The crisis if looked at from another perspective can also be proved to be an opportunity for the industry to excel and transform. For the past many years all the PE firms who have been successful in building up and accumulating large funds which are still unused can be used at this time to make tough business decisions that could help the underlying companies move beyond the crisis. PE firms may deploy this capital commonly called as the ‘dry powder’ to meet the social expectations of the larger market.

The disturbance caused by this pandemic accompanied with economic slowdown in India can lead to creating opportunities for the investors who are viewing the crisis as a bigger picture. According to some experts, investors may see a maximum demand slowdown for investment for two quarters and it would not be impacted in the long term. 

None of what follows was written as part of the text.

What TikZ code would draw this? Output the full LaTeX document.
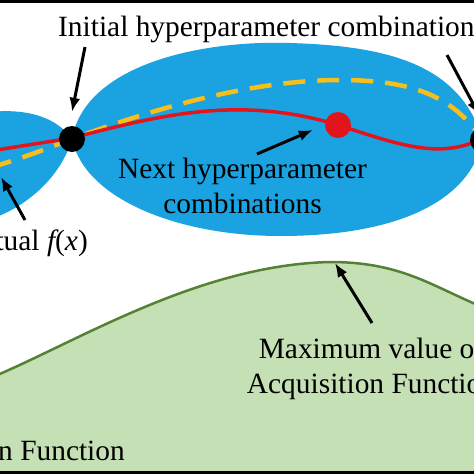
\documentclass[tikz,border=0pt]{standalone}
\usepackage{fontspec}
\setmainfont{Liberation Serif}
\usepackage{tikz}
\usetikzlibrary{arrows.meta,calc}
\definecolor{bandblue}{RGB}{27,163,225}
\definecolor{meangold}{RGB}{247,190,28}
\definecolor{truered}{RGB}{228,20,28}
\definecolor{acqfill}{RGB}{197,224,180}
\definecolor{acqline}{RGB}{84,130,53}
\definecolor{baseline}{RGB}{60,70,55}
\tikzset{
  lbl/.style={font=\fontsize{29.4}{35}\selectfont, inner sep=0pt, align=center},
  ptr/.style={-{Latex[length=14pt,width=11pt]}, line width=3pt},
  obs/.style={circle, fill=black, inner sep=0pt, minimum size=26pt}
}

\begin{document}
\begin{tikzpicture}[x=1pt,y=-1pt]
	\useasboundingbox (0,0) rectangle (474,474);
	\clip (0,0) rectangle (474,474);
	\fill[acqfill] (-5,376) .. controls (80,340) and (200,265) .. (330,262) .. controls (400,262) and (430,285) .. (480,306) -- (480,480) -- (-5,480) -- cycle;
	\draw[acqline, line width=2.5pt] (-5,376) .. controls (80,340) and (200,265) .. (330,262) .. controls (400,262) and (430,285) .. (480,306);
	\fill[bandblue] (72,139) .. controls (55,115) and (20,105) .. (-30,115) -- (-30,225) .. controls (20,215) and (60,180) .. (72,139) -- cycle;
	\fill[bandblue] (72,139) .. controls (85,65) and (200,40) .. (290,43) .. controls (390,46) and (460,65) .. (483,140) .. controls (500,100) and (520,100) .. (540,110) -- (540,180) .. controls (520,190) and (500,190) .. (483,140) .. controls (470,200) and (400,236) .. (280,236) .. controls (180,236) and (85,200) .. (72,139) -- cycle;
	\draw[meangold, line width=4.5pt, dash pattern=on 22pt off 12pt] (-10,168) .. controls (30,155) .. (72,139) .. controls (150,110) and (250,80) .. (340,80) .. controls (420,80) and (455,100) .. (483,140);
	\draw[truered, line width=3.5pt] (-10,151) -- (72,138) .. controls (160,115) and (240,95) .. (338,125) .. controls (400,145) and (440,160) .. (483,138);
	\node[obs] (obsA) at (72,139) {};
	\node[obs] (obsB) at (483,140) {};
	\node[obs, fill=truered] (nxt) at (338,125) {};
	\node[lbl, anchor=base west] (initLbl) at (58,36) {Initial hyperparameter combinations};
	\node[lbl, anchor=base] (nxtLbl) at (242.5,213) {Next hyperparameter\\combinations};
	\node[lbl, anchor=base east] (actLbl) at (88,250) {Actual {\itshape f}({\itshape x})};
	\node[lbl, anchor=base] (maxLbl) at (371.5,393) {Maximum value of\\Acquisition Function};
	\node[lbl, anchor=base east] (acqLbl) at (125,460) {Acquisition Function};
	\coordinate (initTailA) at (85,47);
	\coordinate (initTailB) at (447,55);
	\coordinate (nxtTail) at (257,154);
	\coordinate (actTail) at (25,220);
	\coordinate (maxTail) at (372,323);
	\coordinate (maxTip) at (335,263);
	\draw[ptr] (initTailA) -- ($(obsA.north)+(0,-14)$);
	\draw[ptr] (initTailB) -- ($(obsB.north)+(-4,-12)$);
	\draw[ptr] (nxtTail) -- ($(nxt.west)+(-12,5)$);
	\draw[ptr] (actTail) -- (1,177);
	\draw[ptr] (maxTail) -- (maxTip);
	\fill[black] (0,0) rectangle (474,3);
	\fill[baseline] (0,471) rectangle (474,474);
\end{tikzpicture}
\end{document}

Several companies are going to need to raise fresh equity capital if they wish fresh credit which in turn implies that PE investments are going to be inevitable. Only the fit companies would be able to survive around this disruptive crisis.

Conclusion

The situation of the crisis from what it was a decade ago is quite different because of factors like a stronger economy, the financial system is far more volatile and the damage is likely to be contained. The crisis demands an improvement in the expertise in strategic sourcing for underlying companies. Covid-19 has taught the PE players to pay heed to crisis management like this, business continuity plans and downside protections.